Deuxième épisode d’un nouveau feuilleton qui en comportera une douzaine publiés les lundi, mercredi et vendredi. Il s’agit d’extraits d’un ensemble intitulé Cahier AA de Claude Minière.
Répétitions, contradictions, et, à la fin un seul trait. C’est ce que Blaise Pascal appelait « l’ordre de la charité » : « Cet ordre consiste principalement à la digression sur chaque point qui a rapport à la fin, pour la montrer toujours. » (fragment 280)
Tchouang-Tseu : « La Ciel est dedans, l’humain est dehors ».
Si à la suite de la clé gong (« arc ») on écrit le caractère « enfant » on désigne l’archet des instruments à cordes. Associé au caractère d’ « oreille », on obtient l’idéogramme « enlever ».
Avec gong à côté de shén (« corps ») on signifie « personnellement ».
Je pense aux « Indiens » que dessinent de manière appliquée, concentrée et malhabile les enfants : ils flottent dans l’espace comme en lévitation et transcendant la gaucherie du dessin, ou peut-être grâce à cette maladresse même, menacent tout un côté de la page…Indiens contre les « cow-boys » dont le jeune être ne manque pas d’être entouré, comme plus tard l’adulte. Ce ne sont pas des images logées dans l’imagination mais des signes.
« Tout est vulgaire pour commencer. Avec le passage du temps, ça change ». Cette notation de Yuko Mishima me « plonge » dans des abîmes de perplexité. Pourtant, voilà bien le sentiment que j’avais éprouvé avec « Canterbury ».
« Qu’est-ce que tu fais de beau ? » Il demande ça le plus simplement du monde… Lois de la gravité. L’enfant que j’étais s’approche de moi.
L’encre elle-même vient d’une pierre, la « pierre à encre » (yantai). Et l’une des plus anciennes calligraphies (4ème siècle av. J.-C.) sur des tambours de pierre (Shigunvea) décrit le jeu des poissons dans la rivière Quian…Fluidité de la pierre…Pierre, mon deuxième nom de baptême.
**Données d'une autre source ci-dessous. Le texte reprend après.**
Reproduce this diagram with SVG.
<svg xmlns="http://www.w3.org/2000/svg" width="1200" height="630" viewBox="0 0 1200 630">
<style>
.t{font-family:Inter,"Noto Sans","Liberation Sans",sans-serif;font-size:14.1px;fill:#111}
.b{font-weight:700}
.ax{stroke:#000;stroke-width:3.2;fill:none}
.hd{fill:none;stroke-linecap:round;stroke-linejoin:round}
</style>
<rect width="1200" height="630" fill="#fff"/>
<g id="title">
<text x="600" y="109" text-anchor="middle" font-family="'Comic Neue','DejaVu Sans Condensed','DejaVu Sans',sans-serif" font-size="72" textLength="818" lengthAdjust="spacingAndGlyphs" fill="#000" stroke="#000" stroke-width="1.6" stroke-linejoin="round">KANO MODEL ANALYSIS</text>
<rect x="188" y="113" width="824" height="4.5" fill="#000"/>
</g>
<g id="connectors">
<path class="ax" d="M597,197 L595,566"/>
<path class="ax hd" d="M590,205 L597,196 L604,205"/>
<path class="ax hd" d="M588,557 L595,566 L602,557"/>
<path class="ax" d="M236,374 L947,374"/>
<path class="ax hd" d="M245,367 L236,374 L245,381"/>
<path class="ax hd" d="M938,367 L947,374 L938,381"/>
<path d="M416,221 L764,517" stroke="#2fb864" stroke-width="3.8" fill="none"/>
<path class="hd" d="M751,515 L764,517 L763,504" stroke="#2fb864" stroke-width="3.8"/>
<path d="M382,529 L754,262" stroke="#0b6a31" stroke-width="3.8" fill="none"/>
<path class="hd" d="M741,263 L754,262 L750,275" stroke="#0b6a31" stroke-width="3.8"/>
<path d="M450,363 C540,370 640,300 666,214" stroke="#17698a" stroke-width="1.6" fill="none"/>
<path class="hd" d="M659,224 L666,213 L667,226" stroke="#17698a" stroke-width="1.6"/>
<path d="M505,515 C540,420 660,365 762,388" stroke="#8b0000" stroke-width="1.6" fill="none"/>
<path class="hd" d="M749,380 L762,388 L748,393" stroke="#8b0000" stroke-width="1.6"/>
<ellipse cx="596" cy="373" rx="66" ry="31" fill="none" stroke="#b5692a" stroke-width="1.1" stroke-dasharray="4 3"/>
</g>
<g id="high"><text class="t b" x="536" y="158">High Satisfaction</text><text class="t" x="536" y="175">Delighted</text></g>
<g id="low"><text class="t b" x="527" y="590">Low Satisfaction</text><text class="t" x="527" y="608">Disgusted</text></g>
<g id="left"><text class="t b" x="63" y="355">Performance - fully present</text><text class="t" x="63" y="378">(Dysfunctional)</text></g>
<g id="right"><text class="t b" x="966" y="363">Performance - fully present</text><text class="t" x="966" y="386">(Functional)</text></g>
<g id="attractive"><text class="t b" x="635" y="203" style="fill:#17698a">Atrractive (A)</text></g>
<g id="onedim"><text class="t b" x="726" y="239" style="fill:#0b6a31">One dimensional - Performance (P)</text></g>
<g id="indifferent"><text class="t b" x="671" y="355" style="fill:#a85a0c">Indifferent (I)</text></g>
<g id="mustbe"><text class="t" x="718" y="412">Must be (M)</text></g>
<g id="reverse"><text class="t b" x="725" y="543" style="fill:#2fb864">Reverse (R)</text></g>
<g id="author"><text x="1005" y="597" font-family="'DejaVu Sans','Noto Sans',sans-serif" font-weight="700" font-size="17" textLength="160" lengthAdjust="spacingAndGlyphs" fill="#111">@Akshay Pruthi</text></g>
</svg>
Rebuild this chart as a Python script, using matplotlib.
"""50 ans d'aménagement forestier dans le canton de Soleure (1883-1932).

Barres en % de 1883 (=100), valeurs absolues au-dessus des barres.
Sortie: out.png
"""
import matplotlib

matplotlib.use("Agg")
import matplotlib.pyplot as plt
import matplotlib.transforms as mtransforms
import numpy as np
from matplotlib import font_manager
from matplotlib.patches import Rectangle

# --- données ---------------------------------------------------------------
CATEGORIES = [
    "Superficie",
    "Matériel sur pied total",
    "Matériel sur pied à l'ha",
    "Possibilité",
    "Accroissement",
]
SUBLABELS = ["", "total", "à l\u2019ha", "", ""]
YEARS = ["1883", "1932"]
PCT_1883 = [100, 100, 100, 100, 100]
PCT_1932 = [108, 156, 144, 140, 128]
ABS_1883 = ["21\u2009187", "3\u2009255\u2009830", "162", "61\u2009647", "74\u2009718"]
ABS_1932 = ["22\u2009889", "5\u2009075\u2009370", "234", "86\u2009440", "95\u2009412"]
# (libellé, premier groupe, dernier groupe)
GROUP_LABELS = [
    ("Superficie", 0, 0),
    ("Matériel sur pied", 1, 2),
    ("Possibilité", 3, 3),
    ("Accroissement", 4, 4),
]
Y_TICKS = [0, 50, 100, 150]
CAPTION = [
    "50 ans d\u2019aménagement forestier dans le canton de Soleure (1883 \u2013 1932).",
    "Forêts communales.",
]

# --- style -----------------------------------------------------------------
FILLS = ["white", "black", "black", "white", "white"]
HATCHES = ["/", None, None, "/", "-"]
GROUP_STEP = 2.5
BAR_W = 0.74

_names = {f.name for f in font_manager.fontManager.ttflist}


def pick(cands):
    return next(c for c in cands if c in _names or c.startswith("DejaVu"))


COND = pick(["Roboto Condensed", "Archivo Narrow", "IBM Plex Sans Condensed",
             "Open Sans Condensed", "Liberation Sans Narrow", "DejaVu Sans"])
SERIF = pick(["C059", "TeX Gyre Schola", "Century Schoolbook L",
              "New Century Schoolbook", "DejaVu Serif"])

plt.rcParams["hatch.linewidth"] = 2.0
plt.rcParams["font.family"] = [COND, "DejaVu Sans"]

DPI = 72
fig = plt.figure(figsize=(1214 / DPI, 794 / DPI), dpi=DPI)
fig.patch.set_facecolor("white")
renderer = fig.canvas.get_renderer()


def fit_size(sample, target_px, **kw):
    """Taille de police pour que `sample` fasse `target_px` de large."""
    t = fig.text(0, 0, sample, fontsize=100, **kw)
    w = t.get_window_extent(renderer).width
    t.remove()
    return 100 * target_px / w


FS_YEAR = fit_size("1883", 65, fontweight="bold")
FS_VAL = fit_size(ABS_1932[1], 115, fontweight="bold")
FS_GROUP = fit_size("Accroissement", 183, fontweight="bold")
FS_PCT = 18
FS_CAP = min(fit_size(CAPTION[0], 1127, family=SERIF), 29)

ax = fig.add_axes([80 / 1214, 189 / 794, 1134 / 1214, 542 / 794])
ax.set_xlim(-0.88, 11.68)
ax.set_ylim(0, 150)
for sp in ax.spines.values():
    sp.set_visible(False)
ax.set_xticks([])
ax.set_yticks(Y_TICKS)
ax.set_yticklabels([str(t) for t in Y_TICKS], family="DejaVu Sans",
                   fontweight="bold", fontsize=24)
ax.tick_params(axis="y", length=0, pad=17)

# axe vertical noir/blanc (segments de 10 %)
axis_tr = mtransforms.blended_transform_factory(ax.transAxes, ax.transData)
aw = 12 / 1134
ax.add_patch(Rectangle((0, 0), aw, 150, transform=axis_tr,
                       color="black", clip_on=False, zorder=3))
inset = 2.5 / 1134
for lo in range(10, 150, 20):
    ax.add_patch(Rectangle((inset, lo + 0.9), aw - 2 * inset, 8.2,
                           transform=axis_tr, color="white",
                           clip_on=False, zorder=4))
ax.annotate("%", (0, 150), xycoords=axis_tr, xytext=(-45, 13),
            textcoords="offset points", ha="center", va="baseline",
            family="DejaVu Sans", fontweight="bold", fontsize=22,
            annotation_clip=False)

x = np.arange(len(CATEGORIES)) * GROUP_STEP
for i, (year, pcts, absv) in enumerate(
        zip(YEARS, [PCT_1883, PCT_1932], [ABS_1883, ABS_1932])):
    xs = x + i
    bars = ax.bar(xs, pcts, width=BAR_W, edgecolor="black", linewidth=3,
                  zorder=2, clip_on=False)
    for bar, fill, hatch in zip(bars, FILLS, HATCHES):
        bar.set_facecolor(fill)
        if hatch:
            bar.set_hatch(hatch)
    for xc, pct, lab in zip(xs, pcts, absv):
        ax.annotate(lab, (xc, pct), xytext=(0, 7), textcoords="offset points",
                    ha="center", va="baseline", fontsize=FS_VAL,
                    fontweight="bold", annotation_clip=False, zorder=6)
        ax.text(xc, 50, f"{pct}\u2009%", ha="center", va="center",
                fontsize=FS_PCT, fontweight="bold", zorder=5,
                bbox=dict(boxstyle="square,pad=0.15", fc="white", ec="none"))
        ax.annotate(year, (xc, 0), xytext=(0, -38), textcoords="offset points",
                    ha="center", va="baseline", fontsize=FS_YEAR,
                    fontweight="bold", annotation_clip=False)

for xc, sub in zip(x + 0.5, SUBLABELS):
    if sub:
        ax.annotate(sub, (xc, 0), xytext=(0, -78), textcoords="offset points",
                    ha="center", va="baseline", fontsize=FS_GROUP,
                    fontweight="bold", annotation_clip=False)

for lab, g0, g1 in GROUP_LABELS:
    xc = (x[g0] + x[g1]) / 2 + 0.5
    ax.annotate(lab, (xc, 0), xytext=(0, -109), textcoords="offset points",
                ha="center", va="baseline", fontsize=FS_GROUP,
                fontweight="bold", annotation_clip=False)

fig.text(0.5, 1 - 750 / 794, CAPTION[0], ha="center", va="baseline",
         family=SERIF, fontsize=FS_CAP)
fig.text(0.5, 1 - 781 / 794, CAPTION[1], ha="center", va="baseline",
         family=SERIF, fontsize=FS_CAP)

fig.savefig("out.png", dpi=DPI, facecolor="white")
Ezra Pound à Venise : « poteaux de pierre aussi doux que savon ».
Un adjectif (« immune ») m’entraîne dans l’histoire. Dans New Age, en 1915, Pound publie des « Notes politiques » par lesquelles il critique la neutralité américaine face au conflit qui ravage alors l’Europe. A son père il fait part de sa colère devant les réticences des Etats-Unis – dont il espère toujours une Renaissance – à s’engager. Pour « arrêter la boucherie ». En 1939 il cherchera en vain à quitter l’Italie pour regagner son pays…. Quelques années plus tard, Artaud dénoncera les trafics qui s’opèrent dans les laboratoires américains. L’ambition poétique peut-elle demeurer immune dans cette histoire ?
Je n’en ai pas fini avec Pound, avec la question historique de la poésie. Après la parution de Pound caractère chinois je continue de m’interroger sur le « drame » du poète. Certes, il a joué la Chine contre l’Amérique, mais pourquoi – pourquoi et alors – tant de doutes sur la validité de son œuvre ? Il pense qu’au 21ème siècle elle ne subsistera que comme « curiosité » ! Il faut reconnaître qu’il ne s’est pas complètement trompé.
Canto CXVI/ « Je ne peux faire que mes notes tiennent ». En 1960 (?), dans le désarroi que connaît l’homme, et dans la « place » (le peu de place) qu’occupe désormais la haute ambition poétique… En 1960, Pound est au bout du rouleau.
Mais, voyons, les notes ne tiennent-elles pas ? S’agit-il, d’ailleurs, de tenir ?... « It coheres all right ».